What you have to do
Transcribe the material verbatim in full; the pictures do not belong in the copy.
· · · · ·
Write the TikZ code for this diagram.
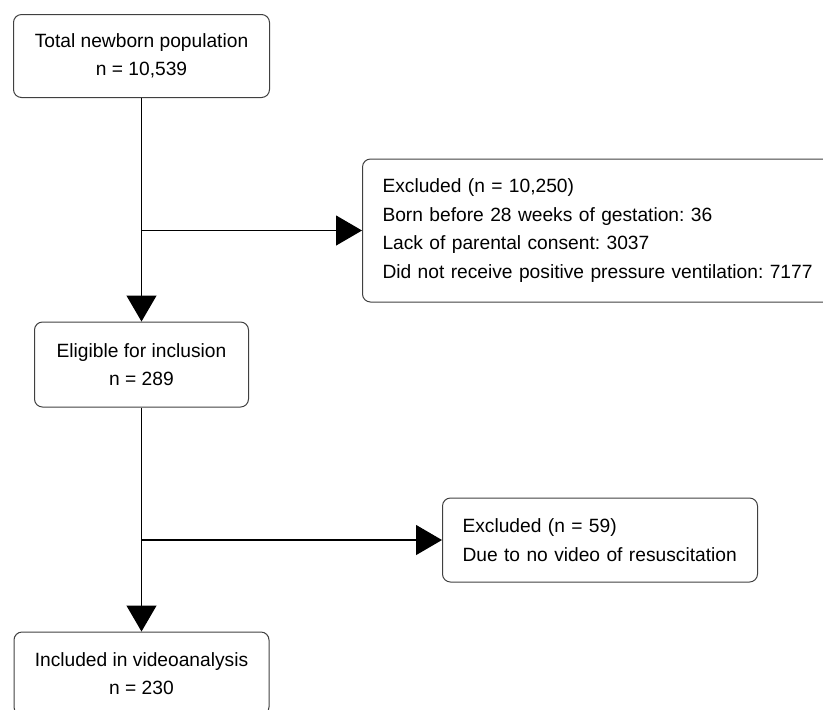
\documentclass[tikz,border=0pt]{standalone}
\usepackage{fontspec}
\setmainfont{Liberation Sans}
\usetikzlibrary{arrows.meta}
\frenchspacing
\begin{document}
\begin{tikzpicture}[
    x=0.5pt, y=-0.5pt,
    every node/.style={font=\fontsize{9.6}{14.25}\selectfont},
    box/.style={draw=black!75, line width=0.5pt, rounded corners=4pt, align=center, inner sep=0pt},
    excl/.style={box, align=left, inner xsep=10pt, anchor=west},
    flow/.style={-{Triangle[length=13pt,width=15pt]}, line width=0.6pt},
]
\useasboundingbox (0,0) rectangle (823,709);
\node[box, minimum width=128pt, minimum height=41.5pt] (total) at (141.5,56) {Total newborn population\\n = 10,539};
\node[excl, minimum height=71.5pt, text width=240pt] (excl1) at (362,230.5) {Excluded (n = 10,250)\\Born before 28 weeks of gestation: 36\\Lack of parental consent: 3037\\Did not receive positive pressure ventilation: 7177};
\node[box, minimum width=107pt, minimum height=42.5pt] (eligible) at (141.5,364.5) {Eligible for inclusion\\n = 289};
\node[excl, minimum height=42pt, text width=137.5pt] (excl2) at (442,540) {Excluded (n = 59)\\Due to no video of resuscitation};
\node[box, minimum width=127.5pt, minimum height=41.5pt] (included) at (141.5,673.5) {Included in videoanalysis\\n = 230};
\coordinate (split1) at (total.south |- excl1.west);
\coordinate (split2) at (eligible.south |- excl2.west);
\draw[flow] (total) -- (eligible);
\draw[flow] (split1) -- (excl1);
\draw[flow] (eligible) -- (included);
\draw[flow] (split2) -- (excl2);
\end{tikzpicture}
\end{document}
· · · · ·
The response
Write the TikZ code for this diagram.
\documentclass[tikz,border=0pt]{standalone}
\usepackage{fontspec}
\setmainfont{Liberation Sans}
\usetikzlibrary{arrows.meta}
\frenchspacing
\begin{document}
\begin{tikzpicture}[
    x=0.5pt, y=-0.5pt,
    every node/.style={font=\fontsize{9.6}{14.25}\selectfont},
    box/.style={draw=black!75, line width=0.5pt, rounded corners=4pt, align=center, inner sep=0pt},
    excl/.style={box, align=left, inner xsep=10pt, anchor=west},
    flow/.style={-{Triangle[length=13pt,width=15pt]}, line width=0.6pt},
]
\useasboundingbox (0,0) rectangle (823,709);
\node[box, minimum width=128pt, minimum height=41.5pt] (total) at (141.5,56) {Total newborn population\\n = 10,539};
\node[excl, minimum height=71.5pt, text width=240pt] (excl1) at (362,230.5) {Excluded (n = 10,250)\\Born before 28 weeks of gestation: 36\\Lack of parental consent: 3037\\Did not receive positive pressure ventilation: 7177};
\node[box, minimum width=107pt, minimum height=42.5pt] (eligible) at (141.5,364.5) {Eligible for inclusion\\n = 289};
\node[excl, minimum height=42pt, text width=137.5pt] (excl2) at (442,540) {Excluded (n = 59)\\Due to no video of resuscitation};
\node[box, minimum width=127.5pt, minimum height=41.5pt] (included) at (141.5,673.5) {Included in videoanalysis\\n = 230};
\coordinate (split1) at (total.south |- excl1.west);
\coordinate (split2) at (eligible.south |- excl2.west);
\draw[flow] (total) -- (eligible);
\draw[flow] (split1) -- (excl1);
\draw[flow] (eligible) -- (included);
\draw[flow] (split2) -- (excl2);
\end{tikzpicture}
\end{document}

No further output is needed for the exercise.